- **Task details**:
Repeat the material exactly from its first line to the line that includes "(0,0) rectangle (2118,582);". Skip pictures.

- **Supplied data**:
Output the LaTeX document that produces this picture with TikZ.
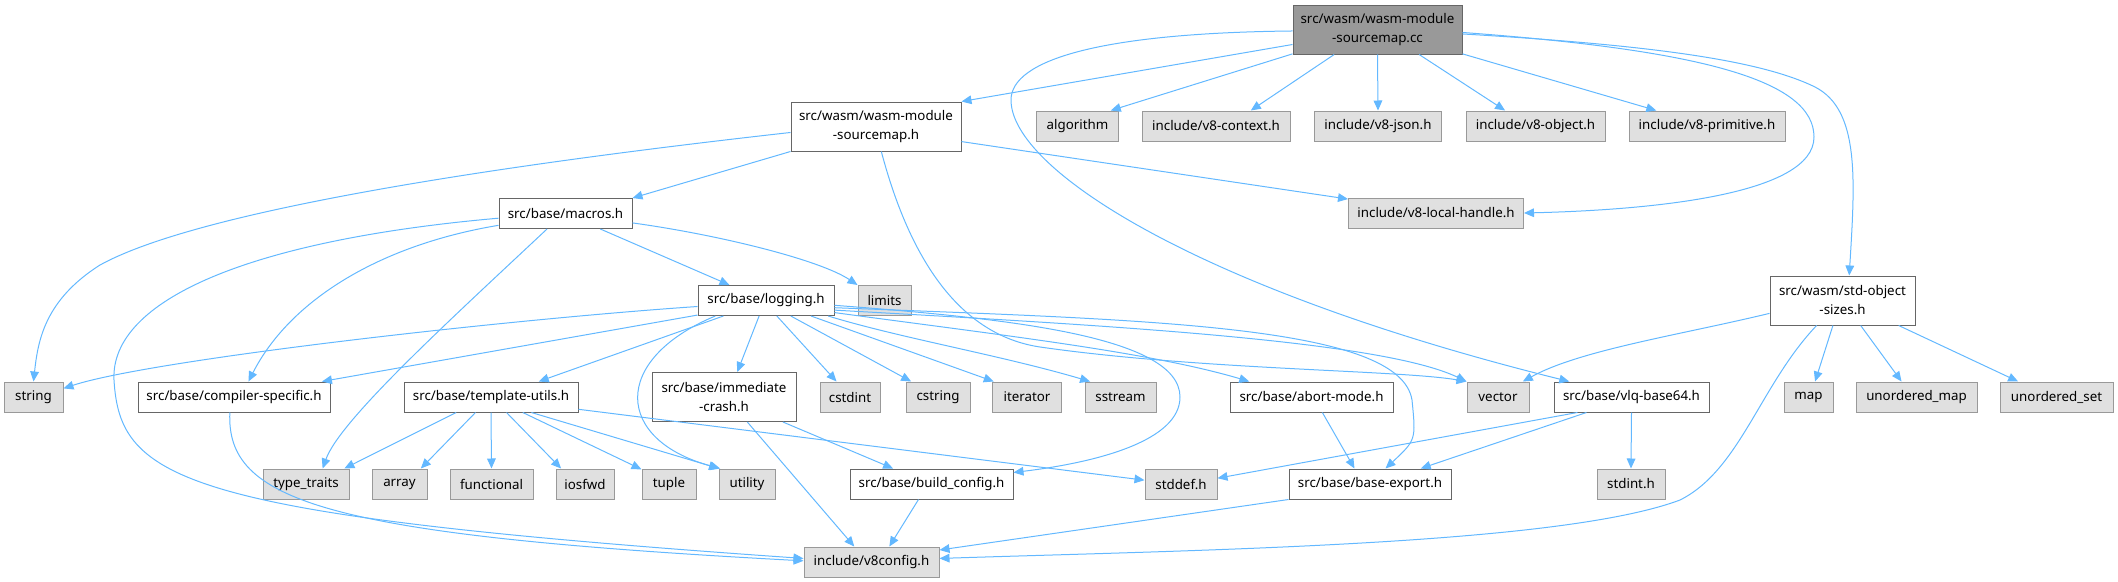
\documentclass[tikz,border=0pt]{standalone}
\usepackage{fontspec}
\setmainfont{Noto Sans}
\usepackage{tikz}
\usetikzlibrary{arrows.meta}
\definecolor{edgeblue}{HTML}{63B8FF}
\definecolor{sysfill}{HTML}{E0E0E0}
\definecolor{sysdraw}{HTML}{999999}
\definecolor{filedraw}{HTML}{666666}
\definecolor{rootfill}{HTML}{999999}
\tikzset{
  box_n/.style = {rectangle, align=center, inner xsep=1pt, inner ysep=0pt,
    minimum height=22.5pt, font=\fontsize{10}{14.25}\selectfont},
  bw/.style = {minimum width=#1*0.75pt},% largeur de la boite, en pixels
  sys_n/.style = {box_n, fill=sysfill, draw=sysdraw, line width=0.75pt},% en-tete systeme
  file_n/.style = {box_n, fill=white, draw=filedraw, line width=0.75pt},% en-tete du projet
  root_n/.style = {box_n, fill=rootfill, draw=filedraw, line width=0.75pt},% le fichier lui-meme
  tall_n/.style = {minimum height=36.75pt},% deux lignes
  dep/.style = {draw=edgeblue, line width=0.75pt, ->},
}

\begin{document}
\begin{tikzpicture}[>={Triangle[length=7.5pt,width=6.5pt]}, x=0.75pt, y=-0.75pt]
\useasboundingbox (0,0) rectangle (2118,582);

% rangee 0 et 1
\node [root_n, tall_n, bw=169] (root) at (1377.5,29.5) {src/wasm/wasm-module\\-sourcemap.cc};
\node [file_n, tall_n, bw=170] (smap) at (876,126.5) {src/wasm/wasm-module\\-sourcemap.h};
\node [sys_n, bw=82] (algo) at (1077.5,126) {algorithm};
\node [sys_n, bw=148] (ctx) at (1216,126) {include/v8-context.h};
\node [sys_n, bw=127] (json) at (1378,126) {include/v8-json.h};
\node [sys_n, bw=139] (obj) at (1535.5,126) {include/v8-object.h};
\node [sys_n, bw=156] (prim) at (1707,126) {include/v8-primitive.h};
% rangee 2 et 3
\node [sys_n, bw=175] (local) at (1436,213) {include/v8-local-handle.h};
\node [file_n, bw=133] (macros) at (565.5,213.5) {src/base/macros.h};
\node [file_n, bw=136] (logging) at (766,300.5) {src/base/logging.h};
\node [sys_n, bw=53] (limits) at (884.5,300.5) {limits};
\node [file_n, tall_n, bw=145] (stdobj) at (1842.5,300.5) {src/wasm/std-object\\-sizes.h};
% rangee 4
\node [sys_n, bw=59] (string) at (33.5,397) {string};
\node [file_n, bw=192] (cspec) at (234,397) {src/base/compiler-specific.h};
\node [file_n, bw=174] (tutils) at (491,397) {src/base/template-utils.h};
\node [file_n, tall_n, bw=144] (icrash) at (724,397) {src/base/immediate\\-crash.h};
\node [sys_n, bw=60] (cstdint) at (850,397) {cstdint};
\node [sys_n, bw=64] (cstring) at (938,397) {cstring};
\node [sys_n, bw=69] (iter) at (1027,397) {iterator};
\node [sys_n, bw=71] (sstream) at (1120.5,397) {sstream};
\node [file_n, bw=163] (abort) at (1311.5,397) {src/base/abort-mode.h};
\node [sys_n, bw=62] (vector) at (1498,397) {vector};
\node [file_n, bw=155] (vlq) at (1631.5,397) {src/base/vlq-base64.h};
\node [sys_n, bw=49] (map) at (1808.5,397) {map};
\node [sys_n, bw=121] (umap) at (1916.5,397) {unordered\_map};
\node [sys_n, bw=113] (uset) at (2056.5,397) {unordered\_set};
% rangee 5 et 6
\node [sys_n, bw=86] (ttraits) at (306,484) {type\_traits};
\node [sys_n, bw=55] (array) at (399.5,484) {array};
\node [sys_n, bw=83] (func) at (491.5,484) {functional};
\node [sys_n, bw=58] (iosfwd) at (585,484) {iosfwd};
\node [sys_n, bw=54] (tuple) at (669,484) {tuple};
\node [sys_n, bw=56] (utility) at (747,484) {utility};
\node [file_n, bw=163] (bconfig) at (931.5,484) {src/base/build\_config.h};
\node [sys_n, bw=72] (stddef) at (1181,484) {stddef.h};
\node [file_n, bw=162] (bexport) at (1370,484) {src/base/base-export.h};
\node [sys_n, bw=68] (stdint) at (1631,484) {stdint.h};
\node [sys_n, bw=135] (v8cfg) at (871.5,562) {include/v8config.h};

% depuis le fichier .cc
\draw [dep] (root.190) -- (smap.north east);
\draw [dep] (root.196) -- (algo.25);
\draw [dep] (root.210) -- (ctx.24);
\draw [dep] (root.south) -- (json.north);
\draw [dep] (root.-31) -- (obj.153);
\draw [dep] (root.-16.5) -- (prim.163.5);
\draw [dep] (root.-2) .. controls (1700,50) and (1814,80) .. (1814,137)
  .. controls (1814,195) and (1650,210) .. (local.east);
\draw [dep] (root.-3) .. controls (1650,45) and (1760,60) .. (1815,87)
  .. controls (1860,110) and (1855,180) .. (stdobj.75);
\draw [dep] (root.181) .. controls (1100,33) and (1011,60) .. (1011,100)
  .. controls (1011,170) and (1200,290) .. (vlq.166);
% wasm-module-sourcemap.h
\draw [dep] (smap.south west) -- (macros.13);
\draw [dep] (smap.184) .. controls (500,165) and (200,210) .. (100,265)
  .. controls (45,300) and (38,340) .. (string.north);
\draw [dep] (smap.-10) -- (local.171);
\draw [dep] (smap.-78) .. controls (910,260) and (960,335) .. (1040,347)
  .. controls (1200,370) and (1400,370) .. (vector.north west);
% macros.h
\draw [dep] (macros.-24) -- (logging.157);
\draw [dep] (macros.-8) .. controls (720,235) and (820,260) .. (limits.north west);
\draw [dep] (macros.220) .. controls (450,320) and (340,420) .. (ttraits.43);
\draw [dep] (macros.190) .. controls (380,245) and (290,300) .. (cspec.47);
\draw [dep] (macros.184) .. controls (250,240) and (110,300) .. (114,380)
  .. controls (120,480) and (180,515) .. (v8cfg.177);
\draw [dep] (cspec.255) .. controls (226,500) and (320,535) .. (v8cfg.179);
% logging.h
\draw [dep] (logging.185) .. controls (500,320) and (150,360) .. (string.16);
\draw [dep] (logging.192) -- (cspec.10);
\draw [dep] (logging.200) -- (tutils.18);
\draw [dep] (logging.197) .. controls (610,360) and (615,440) .. (utility.150);
\draw [dep] (logging.246) -- (icrash.62);
\draw [dep] (logging.-55) -- (cstdint.131);
\draw [dep] (logging.-32) -- (cstring.150);
\draw [dep] (logging.-19) -- (iter.155);
\draw [dep] (logging.-14) .. controls (900,338) and (1000,355) .. (sstream.153);
\draw [dep] (logging.-10) .. controls (1000,335) and (1150,352) .. (abort.166);
\draw [dep] (logging.-8) .. controls (1100,325) and (1380,340) .. (vector.north west);
\draw [dep] (logging.-6) .. controls (1150,320) and (1400,325) .. (1412,400)
  .. controls (1416,440) .. (bexport.45);
\draw [dep] (logging.-4) .. controls (1000,318) and (1180,335) .. (1180,397)
  .. controls (1180,440) and (1100,462) .. (bconfig.8);
% template-utils.h
\draw [dep] (tutils.204) -- (ttraits.22);
\draw [dep] (tutils.225) -- (array.36);
\draw [dep] (tutils.south) -- (func.north);
\draw [dep] (tutils.-45) -- (iosfwd.147);
\draw [dep] (tutils.-26) -- (tuple.152);
\draw [dep] (tutils.-21) -- (utility.151);
\draw [dep] (tutils.-8.5) -- (stddef.174);
% les autres
\draw [dep] (icrash.-23) -- (bconfig.158);
\draw [dep] (icrash.-47) -- (v8cfg.138);
\draw [dep] (bconfig.230) -- (v8cfg.41);
\draw [dep] (abort.-55) -- (bexport.135);
\draw [dep] (bexport.south west) -- (v8cfg.10);
\draw [dep] (vlq.196) -- (stddef.9.5);
\draw [dep] (vlq.199) -- (bexport.17);
\draw [dep] (vlq.south) -- (stdint.north);
% std-object-sizes.h
\draw [dep] (stdobj.190) .. controls (1680,335) and (1580,350) .. (vector.32);
\draw [dep] (stdobj.249) -- (map.67);
\draw [dep] (stdobj.-54.5) -- (umap.134);
\draw [dep] (stdobj.-24) -- (uset.158);
\draw [dep] (stdobj.224) .. controls (1760,385) and (1740,470) .. (1680,500)
  .. controls (1560,545) and (1200,550) .. (v8cfg.3);
\end{tikzpicture}
\end{document}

- **Completed task**:
Output the LaTeX document that produces this picture with TikZ.
\documentclass[tikz,border=0pt]{standalone}
\usepackage{fontspec}
\setmainfont{Noto Sans}
\usepackage{tikz}
\usetikzlibrary{arrows.meta}
\definecolor{edgeblue}{HTML}{63B8FF}
\definecolor{sysfill}{HTML}{E0E0E0}
\definecolor{sysdraw}{HTML}{999999}
\definecolor{filedraw}{HTML}{666666}
\definecolor{rootfill}{HTML}{999999}
\tikzset{
  box_n/.style = {rectangle, align=center, inner xsep=1pt, inner ysep=0pt,
    minimum height=22.5pt, font=\fontsize{10}{14.25}\selectfont},
  bw/.style = {minimum width=#1*0.75pt},% largeur de la boite, en pixels
  sys_n/.style = {box_n, fill=sysfill, draw=sysdraw, line width=0.75pt},% en-tete systeme
  file_n/.style = {box_n, fill=white, draw=filedraw, line width=0.75pt},% en-tete du projet
  root_n/.style = {box_n, fill=rootfill, draw=filedraw, line width=0.75pt},% le fichier lui-meme
  tall_n/.style = {minimum height=36.75pt},% deux lignes
  dep/.style = {draw=edgeblue, line width=0.75pt, ->},
}

\begin{document}
\begin{tikzpicture}[>={Triangle[length=7.5pt,width=6.5pt]}, x=0.75pt, y=-0.75pt]
\useasboundingbox (0,0) rectangle (2118,582);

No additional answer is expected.